Long story short: my husband left Thrusday for a 4 day work related trip to Montana (9 hours away) and we've been fighting about it for months. He originally told his job he couldn't go (would not be penalized for it as its a recreational team building thing) because its my first mother's day and he wanted to do something special for me. Then he spoke with his parents who changed his mind and thought he'd be missing out on bonding with his coworkers and boss. Its an opportunity to potentially become closer to the company and not be the odd man out who didn't go. Needless to say, we decided to try couples counseling because we couldn't come to an understanding of each other.
Fast forward to present day, our couples counselor recommended radical acceptance of the trip and I came to terms that he was going and he was to make an effort to make sure I still felt seen, heard and valued.
My mother thankfully was able to sleep over those nights he was gone to help me with my 5 month old. Let's just say my mom is.....a little half in and half out when it comes to parenting and being motherly. My childhood was dysfunctional and its apparent now why I grew up self-reliant and hyper independent. She even commented how no wonder I'm tired as a stay-at-home mom I'm always busy and I never get a break. She was a working mom so she never saw it from the otherside. So most of the weekend, I felt like I was mothering 2 people. But I'm still grateful for the help I was able to get and for her to realize this is a lot of work too.
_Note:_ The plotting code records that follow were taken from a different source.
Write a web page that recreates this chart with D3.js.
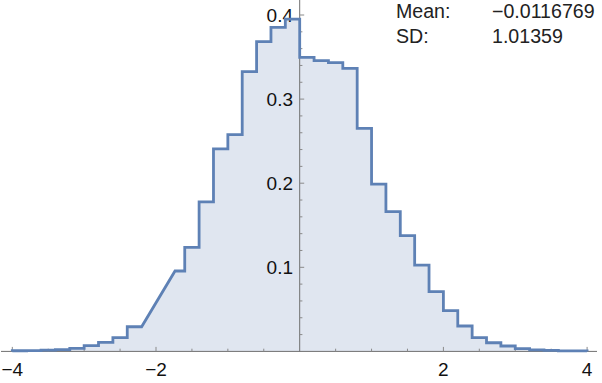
<!DOCTYPE html>
<html>
<head>
<meta charset="utf-8">
<script src="https://cdn.jsdelivr.net/npm/d3@7"></script>
<style>
  html, body { margin: 0; padding: 0; background: #fff; }
  svg { display: block; }
  text { font-family: "Liberation Sans", Arial, sans-serif; }
</style>
</head>
<body>
<svg id="chart" width="602" height="383"></svg>
<script>
// Histogram bin edges and density heights (null = gap bridged by straight line)
const binEdges = [-4, -3.8, -3.6, -3.4, -3.2, -3.0, -2.8, -2.6, -2.4, -2.2, -1.735, -1.6, -1.4, -1.2, -1.0, -0.8, -0.6, -0.4, -0.2, 0,
                  0.2, 0.4, 0.6, 0.8, 1.0, 1.2, 1.4, 1.6, 1.8, 2.0, 2.2, 2.4, 2.6, 2.8, 3.0, 3.2, 3.4, 3.6, 3.8, 4.0];
const density = [0.0008, 0.001, 0.0015, 0.002, 0.0037, 0.0068, 0.0108, 0.0163, 0.0293, null,
                 0.0956, 0.1238, 0.1777, 0.2407, 0.2577, 0.3326, 0.3683, 0.3854, 0.3952,
                 0.3497, 0.3457, 0.3433, 0.3366, 0.2653, 0.199, 0.1661, 0.1376, 0.1027, 0.071, 0.0484,
                 0.0302, 0.0163, 0.0103, 0.0064, 0.0032, 0.0017, 0.0013, 0.0007, 0.0007];
const xTickLabels = [-4, -2, 2, 4];
const xMinorTicks = [-3.5, -3, -2.5, -1.5, -1, -0.5, 0.5, 1, 1.5, 2.5, 3, 3.5];
const yTickLabels = [0.1, 0.2, 0.3, 0.4];
const yMinorTicks = [0.02, 0.04, 0.06, 0.08, 0.12, 0.14, 0.16, 0.18, 0.22, 0.24, 0.26, 0.28, 0.32, 0.34, 0.36, 0.38];
const statNames = ["Mean:", "SD:"];
const statValues = ["\u22120.0116769", "1.01359"];

const svg = d3.select("#chart");
const x = d3.scaleLinear().domain([-4, 4]).range([12.3, 587.1]);
const y = d3.scaleLinear().domain([0, 0.4]).range([351.4, 15.0]);

// build stair-step vertices
const pts = [[binEdges[0], 0]];
density.forEach((v, i) => {
  if (v === null) return;
  pts.push([binEdges[i], v]);
  pts.push([binEdges[i + 1], v]);
});
pts.push([binEdges[binEdges.length - 1], 0]);

const area = d3.area().x(d => x(d[0])).y0(y(0)).y1(d => y(d[1]));
const line = d3.line().x(d => x(d[0])).y(d => y(d[1]));

svg.append("path").attr("d", area(pts)).attr("fill", "#e0e6f0").attr("stroke", "none");

// axes
const axisColor = "#6f6f6f";
const tickColor = "#8a8a8a";
svg.append("line").attr("x1", 1).attr("x2", 597).attr("y1", y(0)).attr("y2", y(0))
  .attr("stroke", axisColor).attr("stroke-width", 1);
svg.append("line").attr("x1", x(0)).attr("x2", x(0)).attr("y1", y(0)).attr("y2", 0)
  .attr("stroke", axisColor).attr("stroke-width", 1);

const gx = svg.append("g");
gx.selectAll("line.maj").data(xTickLabels).join("line")
  .attr("x1", d => x(d)).attr("x2", d => x(d)).attr("y1", y(0)).attr("y2", y(0) - 4.5)
  .attr("stroke", tickColor).attr("stroke-width", 1);
gx.selectAll("line.min").data(xMinorTicks).join("line").attr("class", "min")
  .attr("x1", d => x(d)).attr("x2", d => x(d)).attr("y1", y(0)).attr("y2", y(0) - 2.7)
  .attr("stroke", tickColor).attr("stroke-width", 1);
gx.selectAll("text").data(xTickLabels).join("text")
  .attr("x", d => x(d)).attr("y", 376).attr("text-anchor", "middle")
  .attr("font-size", 19).attr("fill", "#111")
  .text(d => d < 0 ? "\u2212" + Math.abs(d) : String(d));

const gy = svg.append("g");
gy.selectAll("line.maj").data(yTickLabels).join("line").attr("class", "maj")
  .attr("x1", x(0)).attr("x2", x(0) + 4.5).attr("y1", d => y(d)).attr("y2", d => y(d))
  .attr("stroke", tickColor).attr("stroke-width", 1);
gy.selectAll("line.min").data(yMinorTicks).join("line").attr("class", "min")
  .attr("x1", x(0)).attr("x2", x(0) + 2.7).attr("y1", d => y(d)).attr("y2", d => y(d))
  .attr("stroke", tickColor).attr("stroke-width", 1);
gy.selectAll("text").data(yTickLabels).join("text")
  .attr("x", 293).attr("y", d => y(d)).attr("dy", "0.36em").attr("text-anchor", "end")
  .attr("font-size", 19).attr("fill", "#111")
  .text(d => d3.format(".1f")(d));

svg.append("path").attr("d", line(pts)).attr("fill", "none")
  .attr("stroke", "#5e81b5").attr("stroke-width", 2.8).attr("stroke-linejoin", "miter");

// stats
const gs = svg.append("g");
gs.selectAll("text.n").data(statNames).join("text").attr("class", "n")
  .attr("x", 396).attr("y", (d, i) => 18 + i * 24.5).attr("font-size", 19.6).attr("fill", "#222")
  .text(d => d);
gs.selectAll("text.v").data(statValues).join("text").attr("class", "v")
  .attr("x", 492).attr("y", (d, i) => 18 + i * 24.5).attr("font-size", 19.6).attr("fill", "#222")
  .text(d => d);
</script>
</body>
</html>
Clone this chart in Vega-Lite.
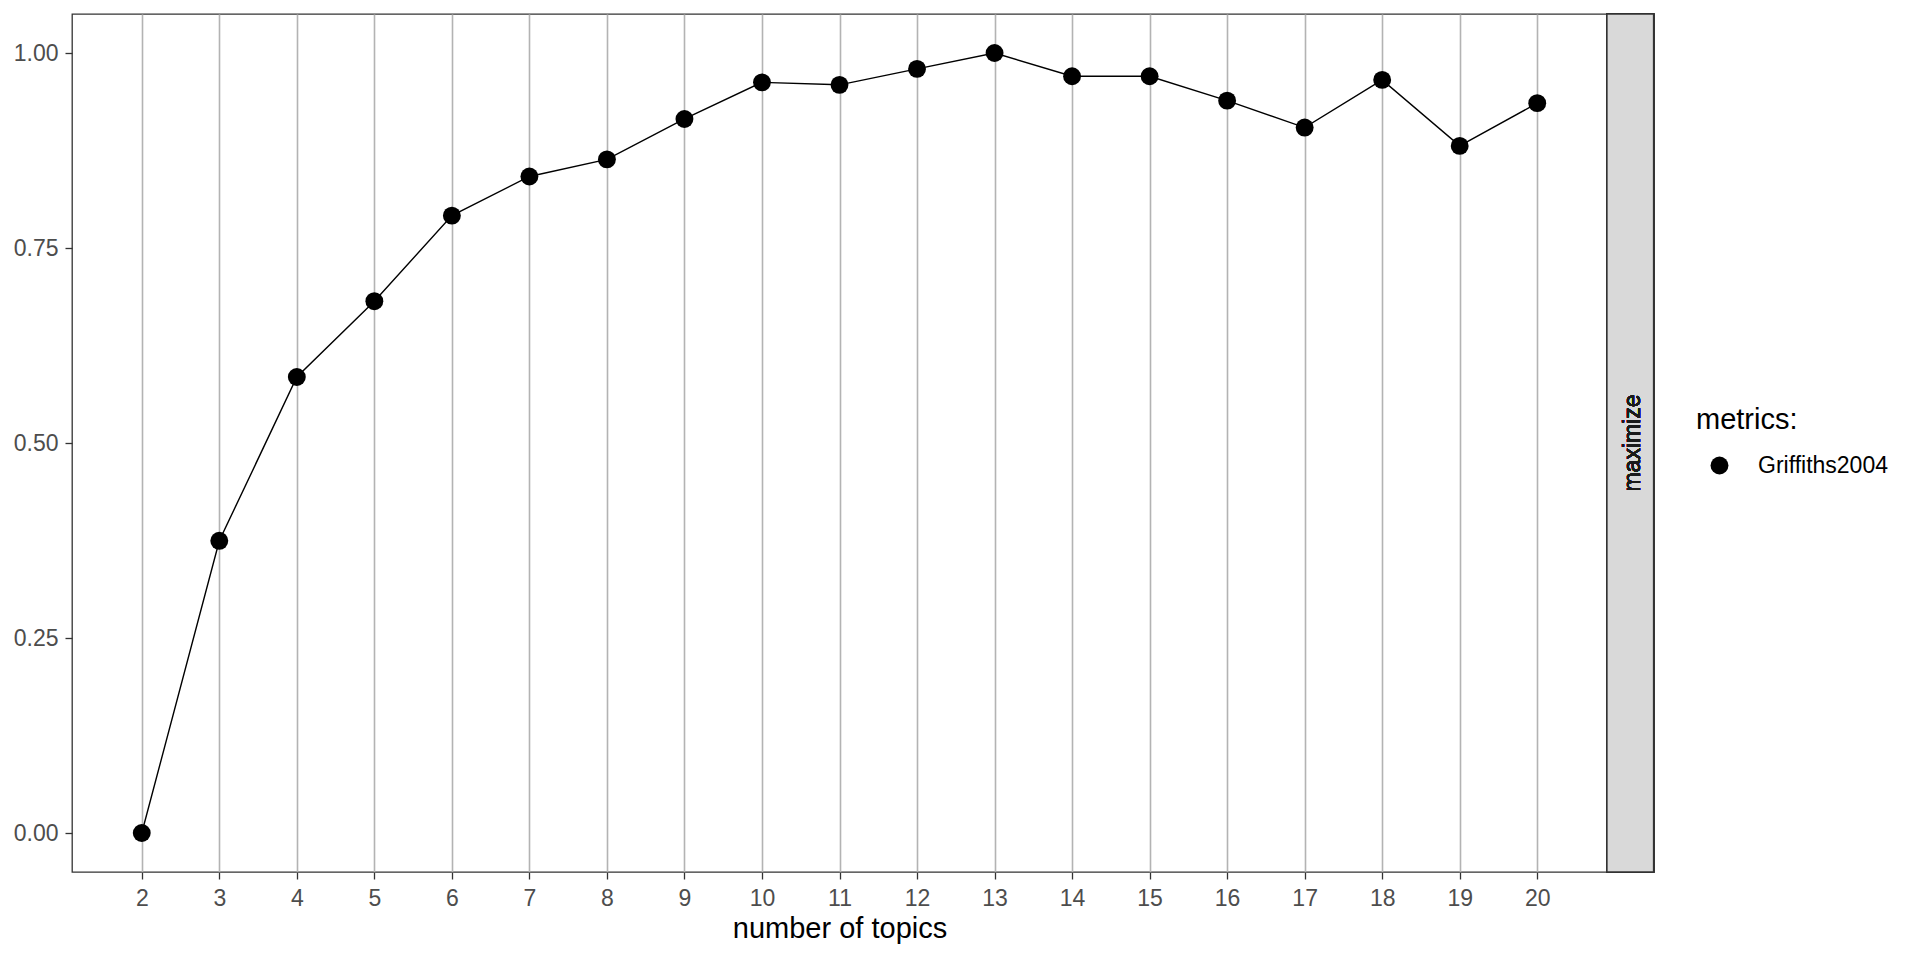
{
  "$schema": "https://vega.github.io/schema/vega-lite/v6.json",
  "width": 1535,
  "height": 858,
  "autosize": {"type": "none"},
  "padding": {"left": 72, "top": 14, "right": 313, "bottom": 88},
  "background": "white",
  "config": {
    "font": "Liberation Sans",
    "view": {"stroke": "#333333", "strokeWidth": 1.3},
    "axis": {
      "labelFont": "Liberation Sans",
      "titleFont": "Liberation Sans",
      "labelFontSize": 23,
      "labelColor": "#4D4D4D",
      "tickColor": "#333333",
      "tickSize": 7,
      "tickWidth": 1.3,
      "domain": false
    }
  },
  "data": {
    "values": [
      {"topics": 2, "value": 0.0, "metrics": "Griffiths2004"},
      {"topics": 3, "value": 0.3746, "metrics": "Griffiths2004"},
      {"topics": 4, "value": 0.5846, "metrics": "Griffiths2004"},
      {"topics": 5, "value": 0.6818, "metrics": "Griffiths2004"},
      {"topics": 6, "value": 0.7915, "metrics": "Griffiths2004"},
      {"topics": 7, "value": 0.8417, "metrics": "Griffiths2004"},
      {"topics": 8, "value": 0.8636, "metrics": "Griffiths2004"},
      {"topics": 9, "value": 0.9154, "metrics": "Griffiths2004"},
      {"topics": 10, "value": 0.9624, "metrics": "Griffiths2004"},
      {"topics": 11, "value": 0.9592, "metrics": "Griffiths2004"},
      {"topics": 12, "value": 0.9796, "metrics": "Griffiths2004"},
      {"topics": 13, "value": 1.0, "metrics": "Griffiths2004"},
      {"topics": 14, "value": 0.9702, "metrics": "Griffiths2004"},
      {"topics": 15, "value": 0.9702, "metrics": "Griffiths2004"},
      {"topics": 16, "value": 0.9389, "metrics": "Griffiths2004"},
      {"topics": 17, "value": 0.9044, "metrics": "Griffiths2004"},
      {"topics": 18, "value": 0.9655, "metrics": "Griffiths2004"},
      {"topics": 19, "value": 0.8809, "metrics": "Griffiths2004"},
      {"topics": 20, "value": 0.9357, "metrics": "Griffiths2004"}
    ]
  },
  "encoding": {
    "x": {
      "field": "topics",
      "type": "quantitative",
      "scale": {"domain": [1.1, 20.9], "nice": false, "zero": false},
      "axis": {
        "values": [2,3,4,5,6,7,8,9,10,11,12,13,14,15,16,17,18,19,20],
        "grid": true,
        "gridColor": "#B3B3B3",
        "gridWidth": 1.6,
        "labelPadding": 8,
        "title": "number of topics",
        "titleFontSize": 29,
        "titleFontWeight": "normal",
        "titleColor": "#000000",
        "titlePadding": 4
      }
    },
    "y": {
      "field": "value",
      "type": "quantitative",
      "scale": {"domain": [-0.05, 1.05], "nice": false, "zero": false},
      "axis": {
        "values": [0, 0.25, 0.5, 0.75, 1],
        "format": ".2f",
        "grid": false,
        "labelPadding": 7,
        "title": null
      }
    }
  },
  "layer": [
    {
      "mark": {"type": "rect", "fill": "#D9D9D9", "stroke": "#333333", "strokeWidth": 1.3},
      "encoding": {
        "x": {"datum": 20.9},
        "x2": {"datum": 21.5},
        "y": {"datum": -0.05},
        "y2": {"datum": 1.05}
      }
    },
    {
      "mark": {"type": "text", "text": "maximize", "angle": 270, "fontSize": 23, "color": "#1A1A1A", "align": "center", "baseline": "middle", "font": "Liberation Sans"},
      "encoding": {
        "x": {"datum": 21.23},
        "y": {"datum": 0.5}
      }
    },
    {
      "mark": {"type": "line", "color": "#000000", "strokeWidth": 1.4}
    },
    {
      "mark": {"type": "point", "filled": true, "shape": "circle", "size": 320, "opacity": 1},
      "encoding": {
        "color": {
          "field": "metrics",
          "type": "nominal",
          "scale": {"range": ["#000000"]},
          "legend": {
            "title": "metrics:",
            "orient": "none",
            "legendX": 1624,
            "legendY": 392,
            "padding": 0,
            "titleFont": "Liberation Sans",
            "titleFontSize": 29,
            "titleFontWeight": "normal",
            "titleColor": "#000000",
            "titlePadding": 19,
            "labelFont": "Liberation Sans",
            "labelFontSize": 23,
            "labelColor": "#000000",
            "labelOffset": 27,
            "symbolType": "circle",
            "symbolSize": 320,
            "symbolOffset": 12,
            "symbolStrokeWidth": 0
          }
        }
      }
    }
  ]
}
Now, after communicating with my husband about how hard this weekend has been and how tired I am and how happy I am that he's coming home.....I picked him up from the airport this evening and he goes "so what do you want to eat tonight?"
No reservations made, no thought behind it, no effort. He offered to cook steaks at home knowing that I don't even like steak. He likes steak. He gave me a mother's day card and bought me a fridge magnet and a sticker that says "Montana."
I told him I'm disappointed that after all the counseling and time he had to plan before and after his work trip he still is basically asking me to plan my mother's day dinner. My first mother's day.
He said "I'm sorry I tried." So then I left and went to a nice seafood restaurant nearby, sat at the bar and ordered myself dinner and a drink. It was peaceful and nice. I had an hour and thirty minutes to feel like a person again.
I'm going to let him lead with couples counseling this week. I don't think there's anything more I can do. I'm proud of myself for standing up for myself and taking myself out to dinner to honor my special day. My baby boy deserves a happy momma.